Эта история была настолько сенсационной, что за нее, по слухам, заплатили два с половиной миллиона долларов. «Двадцать писем другу» Светланы Аллилуевой, единственной дочери Иосифа Сталина, оказались настоящей информационной бомбой, рванувшей накануне 50-летия Великого Октября. А накануне столетия революции по мотивам этой книги появилась пьеса Юлии Поспеловой «Говорит Москва».

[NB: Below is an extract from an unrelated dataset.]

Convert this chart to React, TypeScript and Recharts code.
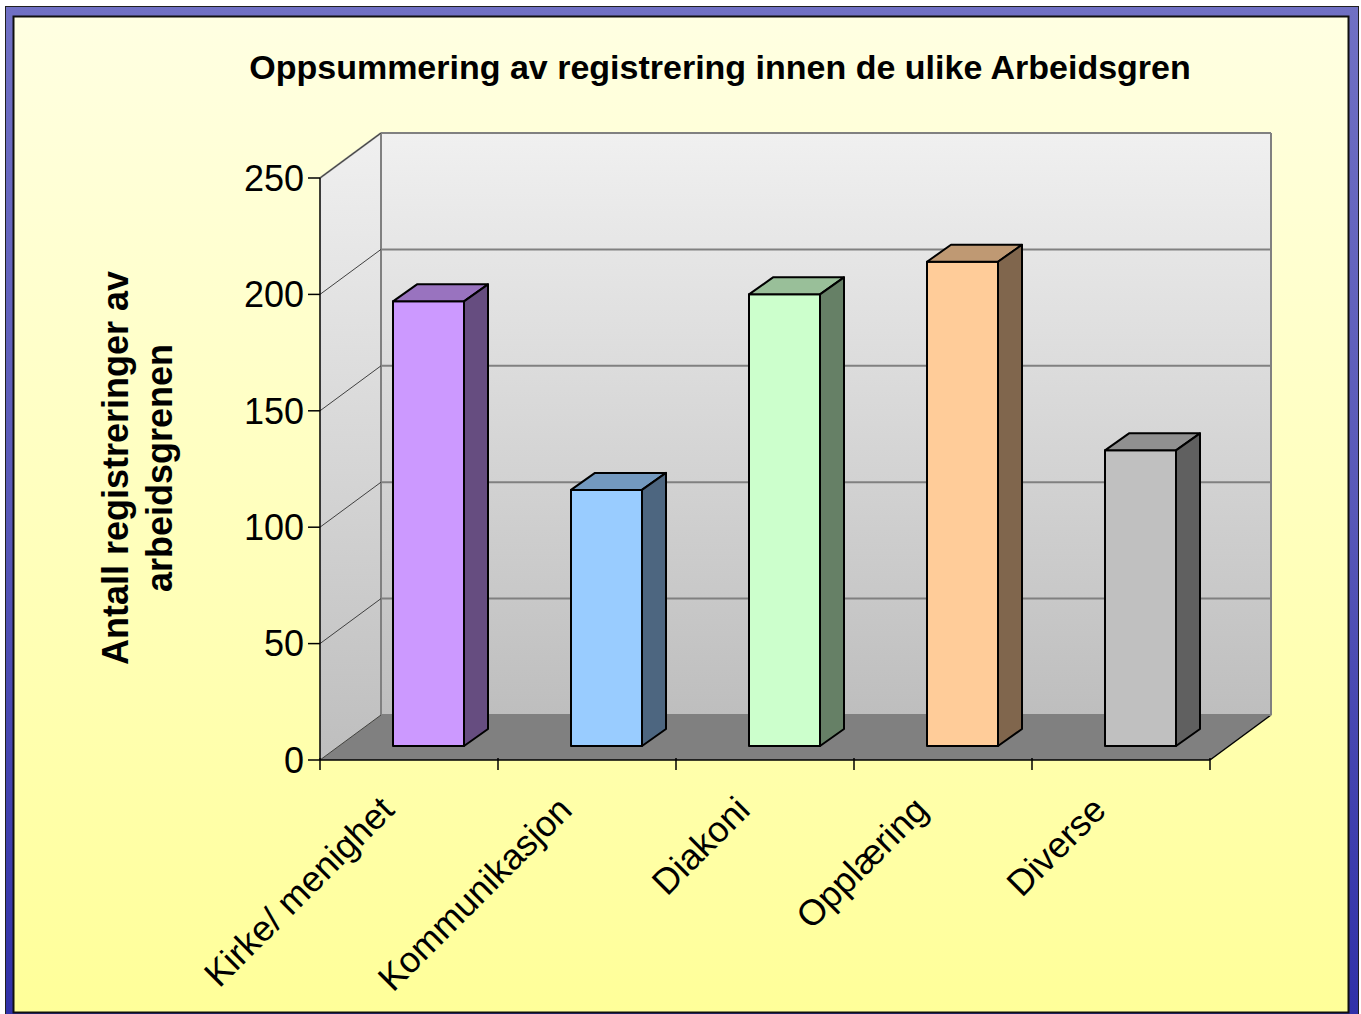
import React from "react";
import { BarChart, Bar, XAxis, YAxis, CartesianGrid } from "recharts";

// Oppsummering av registrering – 3D-søyler tegnet med egne former

const categories = ["Kirke/ menighet", "Kommunikasjon", "Diakoni", "Opplæring", "Diverse"];
const registreringer = [191, 110, 194, 208, 127];
const yTicks = [0, 50, 100, 150, 200, 250];
const frontColors = ["#CC99FF", "#99CCFF", "#CCFFCC", "#FFCC99", "#C0C0C0"];

const data = categories.map((navn, i) => ({ navn, antall: registreringer[i] }));

const W = 1361;
const H = 1014;
const PLOT_L = 320;
const PLOT_R = 1210;
const PLOT_T = 178;
const PLOT_B = 760;
const DEPTH_X = 61; // dybde til bakvegg
const DEPTH_Y = 45;
const FACE_X = 19; // søylens forside ligger litt inn i dybden
const FACE_Y = 14;
const BAR_DX = 24; // søylens egen dybde
const BAR_DY = 17;
const BAND = (PLOT_R - PLOT_L) / categories.length;
const FONT = '"Liberation Sans", Arial, sans-serif';

const shade = (hex: string, f: number) => {
    const n = parseInt(hex.slice(1), 16);
    const c = [(n >> 16) & 255, (n >> 8) & 255, n & 255].map((v) => Math.round(v * f));
    return `rgb(${c[0]},${c[1]},${c[2]})`;
};

const Box3D = (props: any) => {
    const { index } = props;
    const x = props.x + FACE_X;
    const y = props.y - FACE_Y;
    const w = props.width;
    const h = props.height;
    const base = frontColors[index % frontColors.length];
    return (
        <g stroke="#000" strokeWidth={2} strokeLinejoin="round">
            <rect x={x} y={y} width={w} height={h} fill={base} />
            <polygon
                points={`${x},${y} ${x + BAR_DX},${y - BAR_DY} ${x + w + BAR_DX},${y - BAR_DY} ${x + w},${y}`}
                fill={shade(base, 0.75)}
            />
            <polygon
                points={`${x + w},${y} ${x + w + BAR_DX},${y - BAR_DY} ${x + w + BAR_DX},${y + h - BAR_DY} ${x + w},${y + h}`}
                fill={shade(base, 0.5)}
            />
        </g>
    );
};

const gridLine = (p: any) => {
    const { x1, x2, y1 } = p;
    const yb = y1 - DEPTH_Y;
    return (
        <g key={p.key ?? `g-${p.index}`}>
            <line x1={x1} y1={y1} x2={x1 + DEPTH_X} y2={yb} stroke="#404040" strokeWidth={1} />
            <line x1={x1 + DEPTH_X} y1={yb} x2={x2 + DEPTH_X} y2={yb} stroke="#808080" strokeWidth={2} />
        </g>
    );
};

const XTick = (props: any) => {
    const { x, y, payload, index } = props;
    const left = x - BAND / 2;
    const ax = x - 13;
    const ay = y + 44;
    return (
        <g>
            <line x1={left} y1={y - 10} x2={left} y2={y + 2} stroke="#000" strokeWidth={1.5} />
            {index === categories.length - 1 && (
                <line x1={left + BAND} y1={y - 10} x2={left + BAND} y2={y + 2} stroke="#000" strokeWidth={1.5} />
            )}
            <text
                x={ax}
                y={ay}
                transform={`rotate(-45 ${ax} ${ay})`}
                textAnchor="end"
                fontFamily={FONT}
                fontSize={36}
                fill="#000"
            >
                {payload.value}
            </text>
        </g>
    );
};

function Background() {
    const bl = PLOT_L + DEPTH_X;
    const br = PLOT_R + DEPTH_X;
    const bt = PLOT_T - DEPTH_Y;
    const bb = PLOT_B - DEPTH_Y;
    return (
        <svg width={W} height={H} style={{ position: "absolute", left: 0, top: 0 }}>
            <defs>
                <linearGradient id="frame" x1="0" y1="0" x2="0" y2="1">
                    <stop offset="0" stopColor="#7070C4" />
                    <stop offset="0.5" stopColor="#5858B8" />
                    <stop offset="1" stopColor="#3030A8" />
                </linearGradient>
                <linearGradient id="paper" x1="0" y1="0" x2="0" y2="1">
                    <stop offset="0" stopColor="#FFFFE2" />
                    <stop offset="1" stopColor="#FFFF99" />
                </linearGradient>
                <linearGradient id="wall" x1="0" y1="0" x2="0" y2="1">
                    <stop offset="0" stopColor="#F0F0F0" />
                    <stop offset="1" stopColor="#BEBEBE" />
                </linearGradient>
            </defs>
            <rect x={0} y={0} width={W} height={H} fill="#fff" />
            <rect x={5.5} y={6.5} width={1353} height={1012} fill="url(#frame)" stroke="#202020" strokeWidth={1} />
            <rect x={13.5} y={16.5} width={1335} height={996} fill="url(#paper)" stroke="#101010" strokeWidth={2} />

            <polygon points={`${bl},${bt} ${br},${bt} ${br},${bb} ${bl},${bb}`} fill="url(#wall)" />
            <polygon points={`${PLOT_L},${PLOT_T} ${bl},${bt} ${bl},${bb} ${PLOT_L},${PLOT_B}`} fill="url(#wall)" />
            <polygon points={`${PLOT_L},${PLOT_B} ${bl},${bb} ${br},${bb} ${PLOT_R},${PLOT_B}`} fill="#808080" />
            <line x1={bl} y1={bt} x2={bl} y2={bb} stroke="#808080" strokeWidth={2} />
            <line x1={br} y1={bt} x2={br} y2={bb} stroke="#808080" strokeWidth={2} />
            <line x1={PLOT_L} y1={PLOT_T} x2={bl} y2={bt} stroke="#808080" strokeWidth={2} />
            <line x1={PLOT_R} y1={PLOT_B} x2={br} y2={bb} stroke="#000" strokeWidth={1.5} />

            <text x={720} y={79} textAnchor="middle" fontFamily={FONT} fontWeight="bold" fontSize={34} fill="#000">
                Oppsummering av registrering innen de ulike Arbeidsgren
            </text>
            <g transform="translate(128 468) rotate(-90)">
                <text textAnchor="middle" fontFamily={FONT} fontWeight="bold" fontSize={36} fill="#000">
                    <tspan x={0} y={0}>Antall registreringer av</tspan>
                    <tspan x={0} y={44}>arbeidsgrenen</tspan>
                </text>
            </g>
        </svg>
    );
}

export default function App() {
    return (
        <div style={{ position: "absolute", left: 0, top: 0, width: W, height: H, overflow: "hidden" }}>
            <Background />
            <div style={{ position: "absolute", left: 0, top: 0 }}>
                <BarChart
                    width={W}
                    height={H}
                    data={data}
                    margin={{ top: PLOT_T, right: W - PLOT_R, bottom: 24, left: PLOT_L - 80 }}
                    barCategoryGap={0}
                >
                    <CartesianGrid vertical={false} horizontal={gridLine} stroke="#808080" />
                    <XAxis
                        dataKey="navn"
                        height={230}
                        axisLine={{ stroke: "#000", strokeWidth: 1.5 }}
                        tickLine={false}
                        interval={0}
                        tick={<XTick />}
                    />
                    <YAxis
                        width={80}
                        domain={[0, 250]}
                        ticks={yTicks}
                        interval={0}
                        axisLine={{ stroke: "#000", strokeWidth: 1.5 }}
                        tickLine={{ stroke: "#000", strokeWidth: 1.5 }}
                        tickSize={12}
                        tickMargin={4}
                        tick={{ fontFamily: FONT, fontSize: 36, fill: "#000" }}
                    />
                    <Bar dataKey="antall" barSize={71} shape={<Box3D />} isAnimationActive={false} />
                </BarChart>
            </div>
        </div>
    );
}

Фото: пресс-служба Псковского театра драмы имени А. С. Пушкина
Несмотря на молодость текста, его ставили уже неоднократно: в версии МХТ имени А. П. Чехова это история «про отказ от иллюзий», в казанском «Особняке Демидова» действие осмысляется как «советско-античное застолье», в интерпретации нижегородского центра театрального мастерства пьеса трансформируется в хор – исследование памяти. Режиссер Александр Суховский, поставивший спектакль «Говорит Москва» в псковском академическом театре драмы, увидел в этой необычной пьесе «блуждание по воспоминаниям», историю взросления, которое неизменно связано с поиском правды – о себе, своих близких, своей Родине.
Мир героини, по словам актрисы Линды Ахметзяновой, складывается из множества пазлов, который зрителю предстоит сложить в общую картину. Папина трубка, банты, семейный фотоальбом, телефон, чемодан с мамиными вещами, подстаканник... Это то, что есть. Но еще больше – того, что скрыто от «хозяйки», как называет девочку отец.
Медленно, очень старательно героиня снимает скатерть-покров с длинных, по периметру Нового зала столов. И обнажает их остов – подмостки, на которых она смеется и плачет, признается в любви и делится сокровенным, учится и играет в куклы, а порой – в разных дядь и теть, которые исчезают в никуда. Это такой театр в театре, как у береженого Сталиным Пастернака: «Если только можешь, Авва Отче, чашу эту мимо пронеси».
Под столами и на заднем фоне – мешки. По сути, это вместилища памяти, шкафы, в которых обнаружится немало скелетов (а у какой семьи их нет?). Обнажается и сама суть героини: под детским платьем, женским плащом на ее теле фосфоресцируют «папочкины» слова из писем. Они с ней навсегда, что бы о нем не говорили девочке. Больше того – они в ней. Как татуировка, тавро.
Сбивчивая детская речь – то речитатив, то причитание – очень эмоциональна, в ней есть свой ритм, не прозаический, скорее, напоминающий белый стих, с рефренами и сквозными образами-символами. Картина Репина «Запорожцы», маленький бродяга Чарли Чаплин, холода и снега, репродуктор. И еще кремлевские куранты: бой часов отмеряет важные вехи жизни героини – простой и вместе с тем особенной девочки (к слову, за все время действия ее не называют Светланой).
Время частное и государственное, судьба личная и общественная – все сплетено воедино. Впрочем, любой человек вписан историю своей страны, как и любая дочка – особенная для своего отца. Героиня псковской постановки пытается плыть против течения, как сейчас сказали бы – сепарироваться. Неслучайно, вероятно, в видеофрагменте интервью Светланы Аллилуевой мы слышим историю о ее впечатлении от фильма «Станционный смотритель». Блудная дочь, сбежавшая от отца в любовные перипетии, – где-то сейчас вздрогнул психоаналитик. «Расскажите мне о своем отце» – «Пап, не могли бы мы хоть раз поговорить обо мне?».
Папина дочка, плоть от плоти его, мечется по жизни, пытаясь скинуть отцовскую шинель. Вздрагивает от выстрелов, танцует по приказу, и пока другие ждут черный воронок – к ней он подъезжает изо дня в день, следует неотступно, с самого детства, обеспечивая неусыпный контроль отеческой заботы.
Чем старше мы становимся, тем больше вопросов к родителям у нас появляется. И сквозит в них порой не только быт, но также дух эпохи и страны. Вот, например: «Сын за отца не отвечает?». Скоро уж век, как одна шестая часть суши пыталась осмыслить его. Получилось ли? Сыплются из вскрытого мешка зерна, мелькают черно-белые фотографии следственных материалов, электронный счетчик ведет счет на миллионы. «Они пытались похоронить нас, но они не знали, что мы семена».